T.O. Planning Commission approves hospital expansion
Thousand Oaks Acorn Editor
The end of a six-hour Thousand Oaks Planning Commission hearing on Monday night saw commissioners unite to support expansion of Los Robles Regional Medical Center. The 34-year-old hospital will now add a 202,000 square-foot, 90-bed patient wing with private rooms, bringing the total number of beds to 277. A 520 space parking structure complete with roof-top helipad is also planned.
Commissioner Randy Hoffman made the motion to approve the project. He said the community must have a top-rate healthcare facility. Project opponents have until the end of this month to appeal the decision to the T.O. City Council.
During the evening, a string of residents opposed the proposal. The opponents have homes near the hospital and they protested the size of the addition and the increased traffic that it will generate. However, hospital officials, volunteers and physicians also lined up to testify that the current facility is insufficient to meet the healthcare demands of Conejo Valley/Las Virgenes.
Robert Shaw, hospital president and CEO, said that Los Robles’ parent company, Nashville-based HCA, will spend $120 million on construction. The expansion was desperately needed, Shaw said, because the local population has grown and the hospital hasn’t.
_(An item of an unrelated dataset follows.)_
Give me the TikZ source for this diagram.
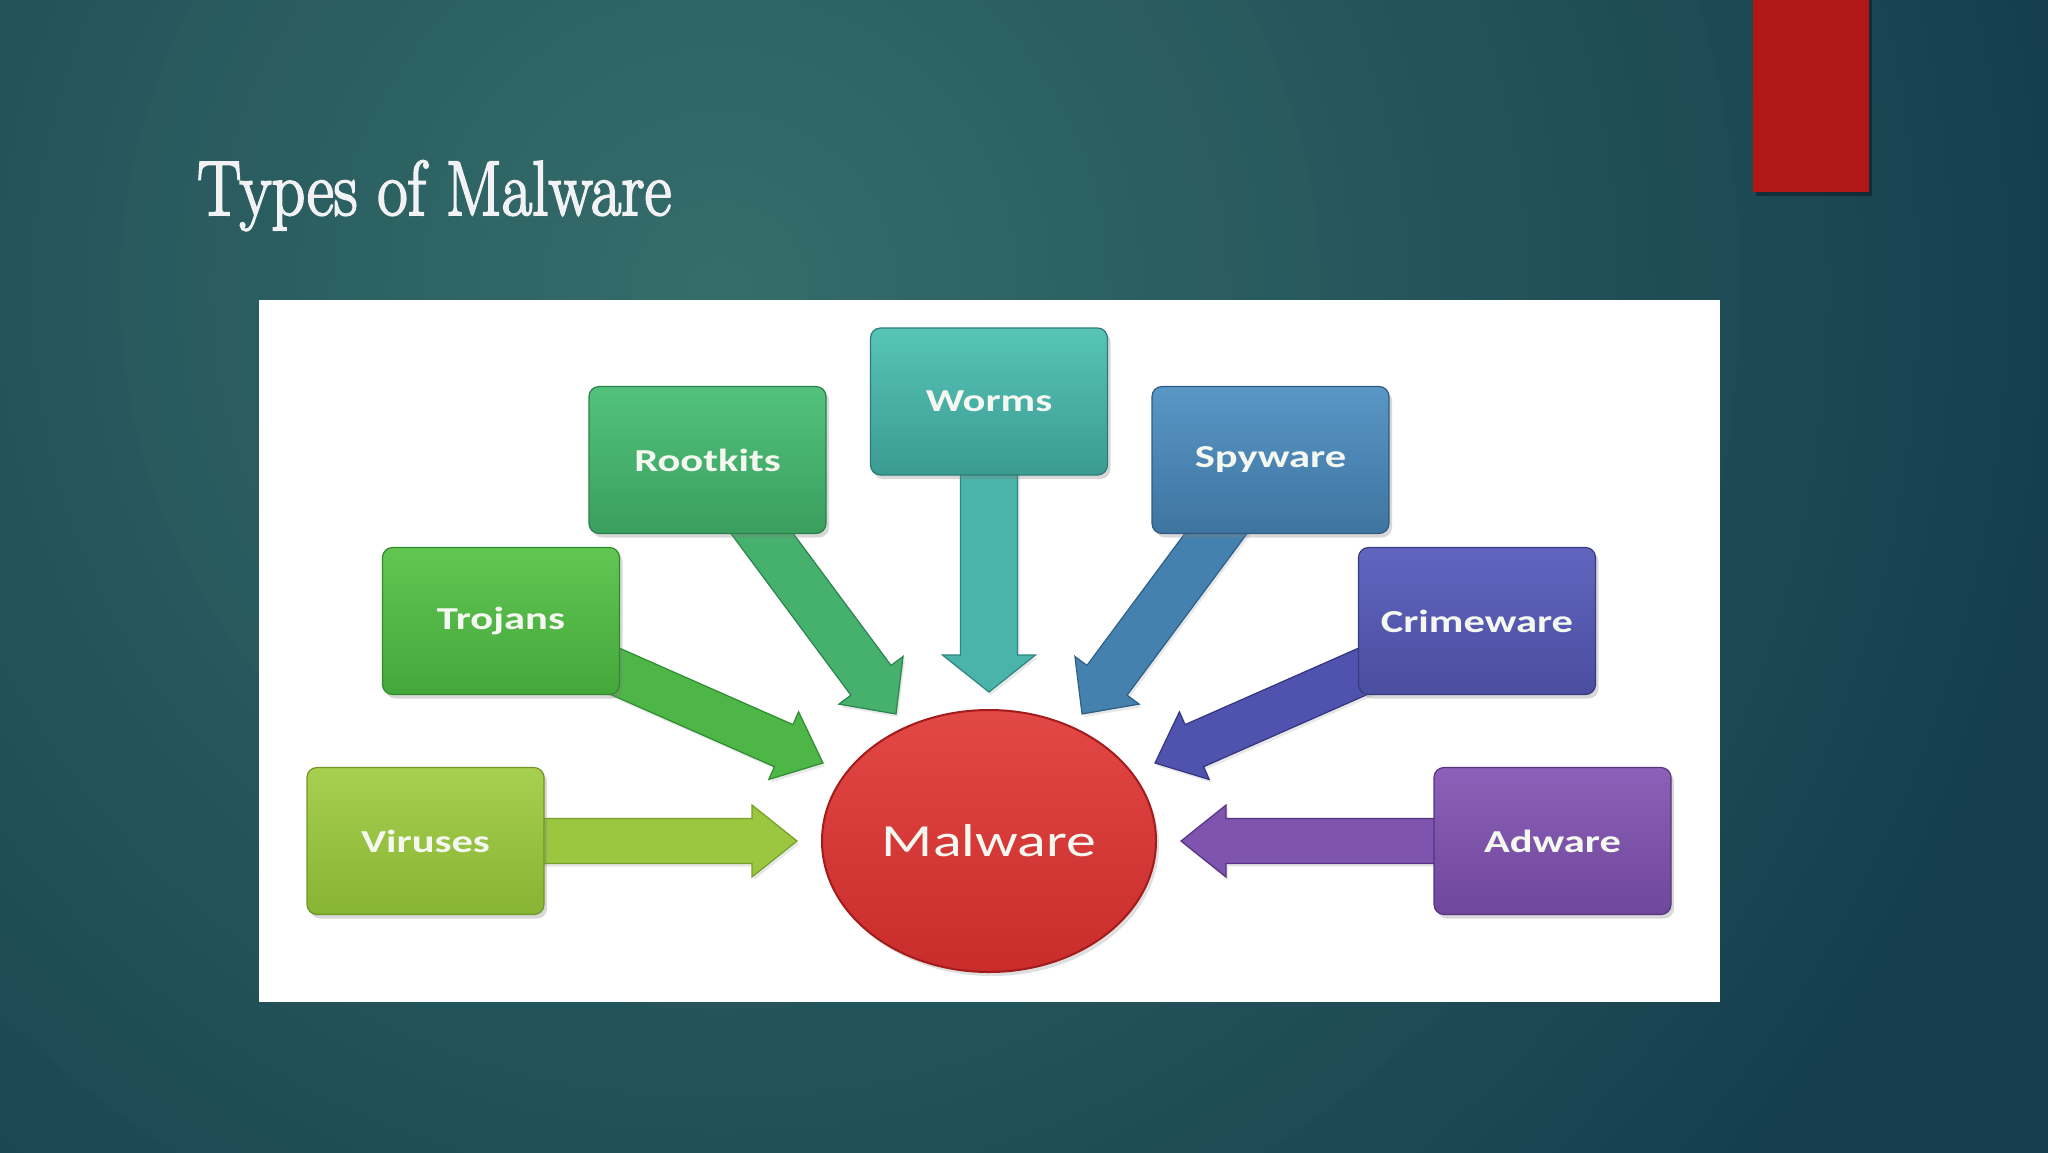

"In 1968, there were 30,000 people living in the Greater Conejo Valley," Shaw said. "Now, there are 155,000 … that’s a 416 percent increase."
In its first year of operation, Los Robles treated 2,340 inpatients, Shaw said. Last year, the hospital housed 13,095 inpatients, a 460 percent increase, and surgeries surged from 1,140 in 1969 to 7,752 in 2001, a 580 percent increase.
Bernie Klein, the facility’s medical director, said that doctors constantly complain—because of lack of beds and other amenities—that the hospital doesn’t meet their needs and is therefore substandard.
Commissioners approved the project’s first phase which will allow the parking structure and a three-story addition to be constructed. Because of residents’ concern for privacy and protection of their view shed, the commission specified that the planned fourth floor must return for planning commission review and approvals.
Some speakers asked that instead of enlarging the current hospital that a separate facility be constructed somewhere else.
Shaw answered that physicians should be close to hospitals. Keeping resources centrally located also reduces overall costs, he said. The "extraordinary price of commercial land and the lack of suitably-sized parcels in the Conejo Valley," Shaw said, makes a separate facility impossible.
There is, however, currently a push to bring a second hospital to the Westlake Village/Agoura Hills end of the Conejo/Las Virgenes area.
Additionally, the commission conditioned that the hospital must hire an outside expert to monitor dust and pollution at the site. Also commissioners said that, whenever possible, the contractors should use alternative fuel machinery to mitigate for air pollution.